The uniform is lingerie, but the play ain't delicate

The smack of football pads — a dull thunk in the sonic neighborhood of a fender bender — is gender neutral and decidedly unsexy. Quarterback Abbie Sullivan takes the snap, jackknifes straight back, and delivers a perfect spiral into the hands of an open receiver camped 20 yards downfield. A chorus of hits rings out at the line of scrimmage as the backfield burns down their adrenaline tanks going for the end zone. By the time the play is whistled dead, a cornerback is still wrapped around the legs of the ball handler, working to pull her overboard.

High above, the stadium lights of a local high school fend off a pitch-black sky swollen with rain showers. Another snap, another page from the playbook unravels.

The prep is for Friday, when the 20 women who fill the roster of the Cleveland Crush will put on half as much clothing and swap the practice field for Quicken Loans Arena. On that evening, before the uniquely trained eye of MTV2 cameras, the Crush will cut the ribbon on its inaugural season in the Lingerie Football League with a battle against the Baltimore Charm. According to the vagueries of Vegas, Baltimore is favored by six and a half.

Apart from betting lines, pretty much everything about the Lingerie Football League leaves little to the imagination. Now in its third season, the LFL pushes a brand of football that draws a mostly male audience (you were expecting schoolgirls?) with the promise of full contact and players that look like they stepped out of the Thunderdome's cheer section. The standard-issue getup: helmets that make small priority of actually concealing the player's face; shoulder, knee, and elbow pads; plus garters, sparkly bras, and booty shorts. That's it. The pre-game rave-ups and promotional materials are Maxim cover spreads breathed to life by club beats, with the league's standouts gyrating and shooting sexy daggers into the camera—not moves Colt McCoy could muster.

If most organized women's sports market their sex appeal on the sly, the LFL is openly fishing the waters. And that garish honesty has drawn prudish ire, eye-rolling dismissal, and perhaps an unfair rep as a holding pen for reality-TV wannabes, models, and other aspirants trying to start the clock on their 15 minutes.
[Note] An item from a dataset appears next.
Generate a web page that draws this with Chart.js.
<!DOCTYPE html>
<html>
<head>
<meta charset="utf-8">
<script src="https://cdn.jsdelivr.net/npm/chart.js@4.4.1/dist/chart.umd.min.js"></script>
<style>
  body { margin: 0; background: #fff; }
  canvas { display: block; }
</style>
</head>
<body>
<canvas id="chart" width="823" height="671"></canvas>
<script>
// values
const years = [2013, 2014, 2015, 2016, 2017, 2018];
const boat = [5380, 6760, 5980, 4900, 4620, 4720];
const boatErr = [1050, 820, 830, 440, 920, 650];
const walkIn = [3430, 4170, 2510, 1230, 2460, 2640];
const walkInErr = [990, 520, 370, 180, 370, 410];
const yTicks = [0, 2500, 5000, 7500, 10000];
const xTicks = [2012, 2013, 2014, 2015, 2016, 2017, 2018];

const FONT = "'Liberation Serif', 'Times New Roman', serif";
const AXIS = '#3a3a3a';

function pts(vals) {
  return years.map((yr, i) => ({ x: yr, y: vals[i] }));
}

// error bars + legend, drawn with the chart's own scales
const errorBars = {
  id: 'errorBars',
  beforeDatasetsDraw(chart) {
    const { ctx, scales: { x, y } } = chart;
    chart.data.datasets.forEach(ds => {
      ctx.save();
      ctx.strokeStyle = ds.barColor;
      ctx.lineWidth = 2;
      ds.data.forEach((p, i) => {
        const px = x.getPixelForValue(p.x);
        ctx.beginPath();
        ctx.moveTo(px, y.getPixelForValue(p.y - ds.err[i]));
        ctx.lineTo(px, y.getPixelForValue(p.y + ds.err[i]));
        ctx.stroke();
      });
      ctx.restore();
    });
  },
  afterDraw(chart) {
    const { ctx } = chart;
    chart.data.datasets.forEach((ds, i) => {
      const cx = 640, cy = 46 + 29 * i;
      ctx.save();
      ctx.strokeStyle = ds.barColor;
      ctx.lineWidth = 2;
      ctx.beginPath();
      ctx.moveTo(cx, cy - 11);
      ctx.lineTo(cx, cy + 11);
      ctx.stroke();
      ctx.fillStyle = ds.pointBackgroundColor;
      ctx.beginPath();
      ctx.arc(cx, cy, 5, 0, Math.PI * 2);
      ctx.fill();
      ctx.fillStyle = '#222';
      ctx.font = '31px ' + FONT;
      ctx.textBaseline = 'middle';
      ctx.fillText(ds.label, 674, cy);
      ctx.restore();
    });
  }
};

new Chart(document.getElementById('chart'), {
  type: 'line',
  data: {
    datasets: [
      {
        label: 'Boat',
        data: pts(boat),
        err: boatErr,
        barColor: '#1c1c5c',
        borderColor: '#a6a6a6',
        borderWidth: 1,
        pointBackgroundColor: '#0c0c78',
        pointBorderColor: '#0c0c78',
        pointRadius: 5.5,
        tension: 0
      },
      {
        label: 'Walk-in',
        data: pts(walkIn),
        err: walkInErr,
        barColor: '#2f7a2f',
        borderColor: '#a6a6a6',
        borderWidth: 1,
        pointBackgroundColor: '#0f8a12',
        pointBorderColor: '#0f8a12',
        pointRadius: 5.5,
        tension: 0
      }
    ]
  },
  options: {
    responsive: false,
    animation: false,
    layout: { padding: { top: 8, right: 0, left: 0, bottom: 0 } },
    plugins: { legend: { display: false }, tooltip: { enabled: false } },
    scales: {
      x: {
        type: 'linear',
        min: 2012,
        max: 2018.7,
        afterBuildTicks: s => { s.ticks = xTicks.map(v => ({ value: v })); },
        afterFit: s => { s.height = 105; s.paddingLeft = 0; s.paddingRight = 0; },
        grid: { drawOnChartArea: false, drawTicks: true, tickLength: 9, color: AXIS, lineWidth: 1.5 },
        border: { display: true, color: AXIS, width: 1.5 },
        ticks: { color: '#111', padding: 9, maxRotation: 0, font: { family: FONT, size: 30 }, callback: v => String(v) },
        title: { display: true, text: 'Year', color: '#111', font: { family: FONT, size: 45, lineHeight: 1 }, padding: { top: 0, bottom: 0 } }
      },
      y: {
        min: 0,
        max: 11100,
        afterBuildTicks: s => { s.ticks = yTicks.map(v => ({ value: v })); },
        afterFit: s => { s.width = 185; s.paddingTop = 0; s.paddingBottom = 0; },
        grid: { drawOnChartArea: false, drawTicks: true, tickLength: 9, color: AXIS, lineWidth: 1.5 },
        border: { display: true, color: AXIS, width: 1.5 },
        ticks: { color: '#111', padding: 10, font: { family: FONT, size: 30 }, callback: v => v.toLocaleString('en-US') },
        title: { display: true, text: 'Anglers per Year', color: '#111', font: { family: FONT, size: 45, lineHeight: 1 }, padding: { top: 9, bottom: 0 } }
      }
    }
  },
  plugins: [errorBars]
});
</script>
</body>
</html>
The league maintains that fans come for the beauty, then stay for the action – the football action, that is.

Keeping the fans in the seats is key; the league has pulled out of cities where attendance and enthusiasm were low. The big question mark hovering over the enterprise here is whether a rust-belt burg — where the gridiron is holy ground — will take football spiked with a heady dose of skin seriously. The Crush is gambling Cleveland will appreciate the balance.

Hell, even the players took some convincing.

"I saw the videos online and I didn't know what to expect," says linebacker Skye Leary, a tomboyish 29. "I thought it would be makeup and spandex. I'm not blond hair, double D's. I'm a flat-chested Irish Catholic from Cleveland."

Although she bides her office hours working in sales, Leary isn't new to knocking heads: She hails from a family of rugby players and has been playing since college. When she heard about the Crush, she was hesitant at first because of the sexed-up vibe. Once practice began, her concerns wilted.

"A lot of people don't really know what the league is," she says. "I try to explain, 'I don't wear a thong. I'm not prancing around in high heels,'" she says. "Yeah, it's hot girls in underwear, but we're doing something athletic and competitive."